The lines from the beginning of the records below through the one holding "from matplotlib.patches import Polygon" are to be copied exactly; leave the pictures out.

====== Excerpted records ======

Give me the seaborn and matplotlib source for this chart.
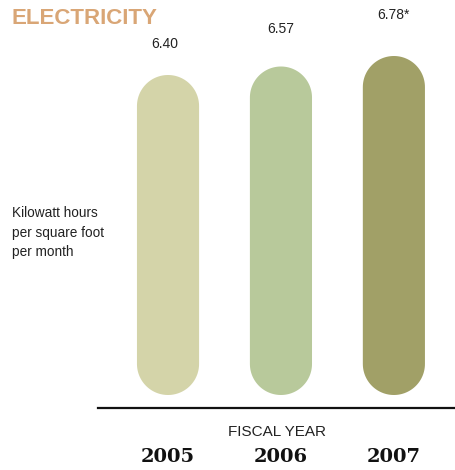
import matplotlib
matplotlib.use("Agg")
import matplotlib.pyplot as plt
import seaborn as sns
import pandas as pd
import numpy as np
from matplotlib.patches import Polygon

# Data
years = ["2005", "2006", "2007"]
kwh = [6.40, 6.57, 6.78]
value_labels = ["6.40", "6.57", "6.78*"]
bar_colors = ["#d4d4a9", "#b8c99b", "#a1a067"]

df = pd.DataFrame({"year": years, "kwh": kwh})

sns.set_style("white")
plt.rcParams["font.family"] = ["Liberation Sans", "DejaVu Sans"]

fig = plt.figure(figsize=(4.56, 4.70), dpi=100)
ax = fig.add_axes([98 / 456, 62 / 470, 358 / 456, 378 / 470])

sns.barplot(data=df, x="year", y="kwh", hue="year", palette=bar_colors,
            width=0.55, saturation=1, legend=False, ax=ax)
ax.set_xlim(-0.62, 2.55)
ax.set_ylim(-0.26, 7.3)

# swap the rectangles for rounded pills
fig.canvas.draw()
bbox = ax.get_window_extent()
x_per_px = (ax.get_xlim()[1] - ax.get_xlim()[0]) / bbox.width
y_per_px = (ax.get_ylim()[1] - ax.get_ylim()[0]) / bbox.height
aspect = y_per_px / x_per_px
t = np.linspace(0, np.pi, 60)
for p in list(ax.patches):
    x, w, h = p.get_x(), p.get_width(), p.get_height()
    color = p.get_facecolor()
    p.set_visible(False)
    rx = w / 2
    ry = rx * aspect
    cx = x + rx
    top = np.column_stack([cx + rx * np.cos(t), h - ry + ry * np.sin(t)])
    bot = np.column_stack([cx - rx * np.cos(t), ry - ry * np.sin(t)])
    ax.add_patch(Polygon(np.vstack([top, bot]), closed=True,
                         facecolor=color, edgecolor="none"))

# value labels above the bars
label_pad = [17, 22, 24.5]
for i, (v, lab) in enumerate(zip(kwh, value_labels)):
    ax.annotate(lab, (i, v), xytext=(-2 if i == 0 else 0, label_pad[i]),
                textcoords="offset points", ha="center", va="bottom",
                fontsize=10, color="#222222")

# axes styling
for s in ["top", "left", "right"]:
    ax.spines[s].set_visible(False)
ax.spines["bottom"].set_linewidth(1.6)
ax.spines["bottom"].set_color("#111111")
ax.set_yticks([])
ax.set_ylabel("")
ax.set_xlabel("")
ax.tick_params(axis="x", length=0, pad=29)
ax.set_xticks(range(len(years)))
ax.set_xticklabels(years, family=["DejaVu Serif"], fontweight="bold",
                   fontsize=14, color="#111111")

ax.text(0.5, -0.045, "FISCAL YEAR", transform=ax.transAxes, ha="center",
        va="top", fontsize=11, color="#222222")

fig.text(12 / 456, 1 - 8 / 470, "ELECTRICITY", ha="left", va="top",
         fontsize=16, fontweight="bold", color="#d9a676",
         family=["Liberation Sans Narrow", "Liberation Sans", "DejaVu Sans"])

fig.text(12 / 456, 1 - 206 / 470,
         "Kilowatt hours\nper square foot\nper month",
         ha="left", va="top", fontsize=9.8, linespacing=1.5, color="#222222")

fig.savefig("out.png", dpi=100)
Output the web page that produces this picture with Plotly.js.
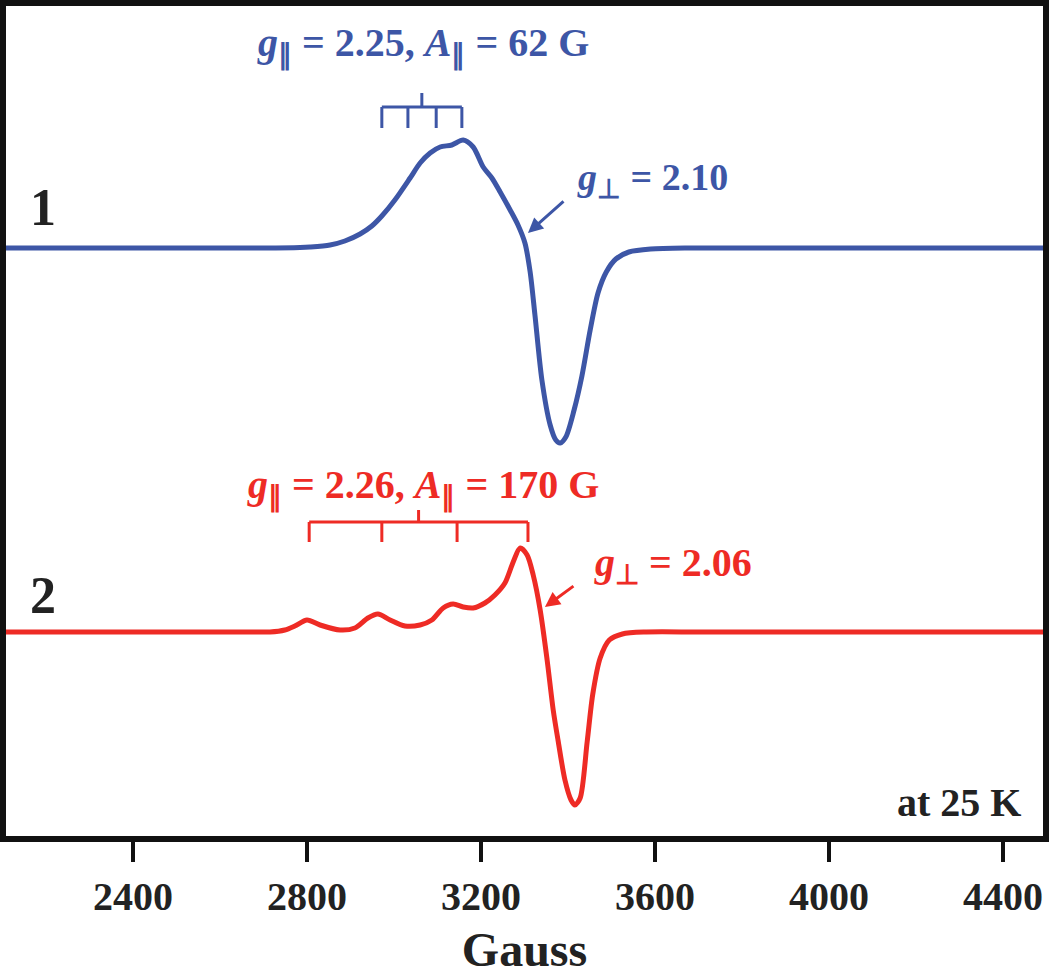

======

● Solution:
Give me the seaborn and matplotlib source for this chart.
import matplotlib
matplotlib.use("Agg")
import matplotlib.pyplot as plt
import seaborn as sns
import pandas as pd
import numpy as np
from matplotlib.patches import Polygon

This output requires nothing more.